- **Short exercise**: Copy the data precisely, character for character, and leave out every picture.
-- START Given data --
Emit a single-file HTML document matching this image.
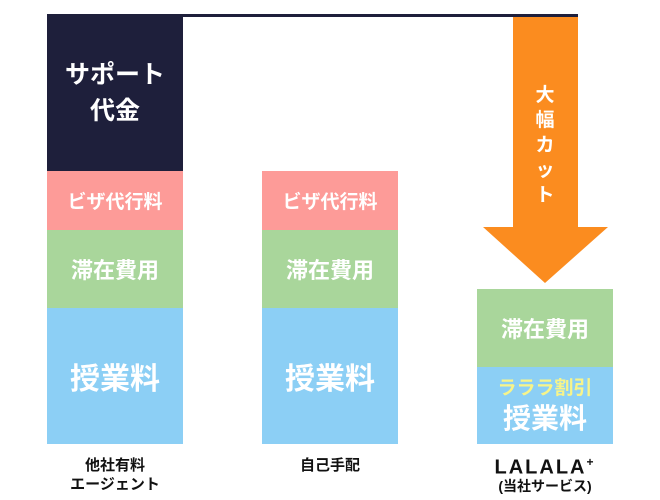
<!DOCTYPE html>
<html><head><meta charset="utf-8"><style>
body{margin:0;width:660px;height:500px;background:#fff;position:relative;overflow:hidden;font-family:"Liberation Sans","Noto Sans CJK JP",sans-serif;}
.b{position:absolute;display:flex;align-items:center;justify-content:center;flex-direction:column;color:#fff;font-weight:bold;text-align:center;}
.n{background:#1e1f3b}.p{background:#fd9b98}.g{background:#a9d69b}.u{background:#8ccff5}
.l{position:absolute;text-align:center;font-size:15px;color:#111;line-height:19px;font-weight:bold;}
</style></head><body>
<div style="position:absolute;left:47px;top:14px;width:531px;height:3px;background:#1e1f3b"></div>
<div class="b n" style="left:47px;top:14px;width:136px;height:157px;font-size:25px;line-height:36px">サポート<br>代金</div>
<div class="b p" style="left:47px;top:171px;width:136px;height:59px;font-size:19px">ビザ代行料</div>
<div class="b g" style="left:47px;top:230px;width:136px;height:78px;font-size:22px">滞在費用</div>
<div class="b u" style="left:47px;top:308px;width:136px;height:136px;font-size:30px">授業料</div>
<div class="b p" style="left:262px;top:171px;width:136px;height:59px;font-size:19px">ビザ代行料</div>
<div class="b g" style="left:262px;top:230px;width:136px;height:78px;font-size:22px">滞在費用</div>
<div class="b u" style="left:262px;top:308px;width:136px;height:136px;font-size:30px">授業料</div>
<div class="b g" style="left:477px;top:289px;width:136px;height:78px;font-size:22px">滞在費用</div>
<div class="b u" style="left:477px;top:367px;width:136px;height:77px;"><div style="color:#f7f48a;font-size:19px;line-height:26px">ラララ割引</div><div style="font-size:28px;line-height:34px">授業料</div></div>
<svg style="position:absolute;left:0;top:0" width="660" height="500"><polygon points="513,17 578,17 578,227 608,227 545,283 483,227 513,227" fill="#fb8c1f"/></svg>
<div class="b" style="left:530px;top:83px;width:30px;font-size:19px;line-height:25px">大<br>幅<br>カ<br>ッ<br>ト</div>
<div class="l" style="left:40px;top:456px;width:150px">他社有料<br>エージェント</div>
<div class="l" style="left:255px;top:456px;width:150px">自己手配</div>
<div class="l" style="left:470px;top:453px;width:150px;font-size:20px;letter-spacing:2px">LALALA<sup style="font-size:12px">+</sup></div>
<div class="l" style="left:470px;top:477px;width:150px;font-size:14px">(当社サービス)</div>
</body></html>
-- END Given data --
- **Result**:
Emit a single-file HTML document matching this image.
<!DOCTYPE html>
<html><head><meta charset="utf-8"><style>
body{margin:0;width:660px;height:500px;background:#fff;position:relative;overflow:hidden;font-family:"Liberation Sans","Noto Sans CJK JP",sans-serif;}
.b{position:absolute;display:flex;align-items:center;justify-content:center;flex-direction:column;color:#fff;font-weight:bold;text-align:center;}
.n{background:#1e1f3b}.p{background:#fd9b98}.g{background:#a9d69b}.u{background:#8ccff5}
.l{position:absolute;text-align:center;font-size:15px;color:#111;line-height:19px;font-weight:bold;}
</style></head><body>
<div style="position:absolute;left:47px;top:14px;width:531px;height:3px;background:#1e1f3b"></div>
<div class="b n" style="left:47px;top:14px;width:136px;height:157px;font-size:25px;line-height:36px">サポート<br>代金</div>
<div class="b p" style="left:47px;top:171px;width:136px;height:59px;font-size:19px">ビザ代行料</div>
<div class="b g" style="left:47px;top:230px;width:136px;height:78px;font-size:22px">滞在費用</div>
<div class="b u" style="left:47px;top:308px;width:136px;height:136px;font-size:30px">授業料</div>
<div class="b p" style="left:262px;top:171px;width:136px;height:59px;font-size:19px">ビザ代行料</div>
<div class="b g" style="left:262px;top:230px;width:136px;height:78px;font-size:22px">滞在費用</div>
<div class="b u" style="left:262px;top:308px;width:136px;height:136px;font-size:30px">授業料</div>
<div class="b g" style="left:477px;top:289px;width:136px;height:78px;font-size:22px">滞在費用</div>
<div class="b u" style="left:477px;top:367px;width:136px;height:77px;"><div style="color:#f7f48a;font-size:19px;line-height:26px">ラララ割引</div><div style="font-size:28px;line-height:34px">授業料</div></div>
<svg style="position:absolute;left:0;top:0" width="660" height="500"><polygon points="513,17 578,17 578,227 608,227 545,283 483,227 513,227" fill="#fb8c1f"/></svg>
<div class="b" style="left:530px;top:83px;width:30px;font-size:19px;line-height:25px">大<br>幅<br>カ<br>ッ<br>ト</div>
<div class="l" style="left:40px;top:456px;width:150px">他社有料<br>エージェント</div>
<div class="l" style="left:255px;top:456px;width:150px">自己手配</div>
<div class="l" style="left:470px;top:453px;width:150px;font-size:20px;letter-spacing:2px">LALALA<sup style="font-size:12px">+</sup></div>
<div class="l" style="left:470px;top:477px;width:150px;font-size:14px">(当社サービス)</div>
</body></html>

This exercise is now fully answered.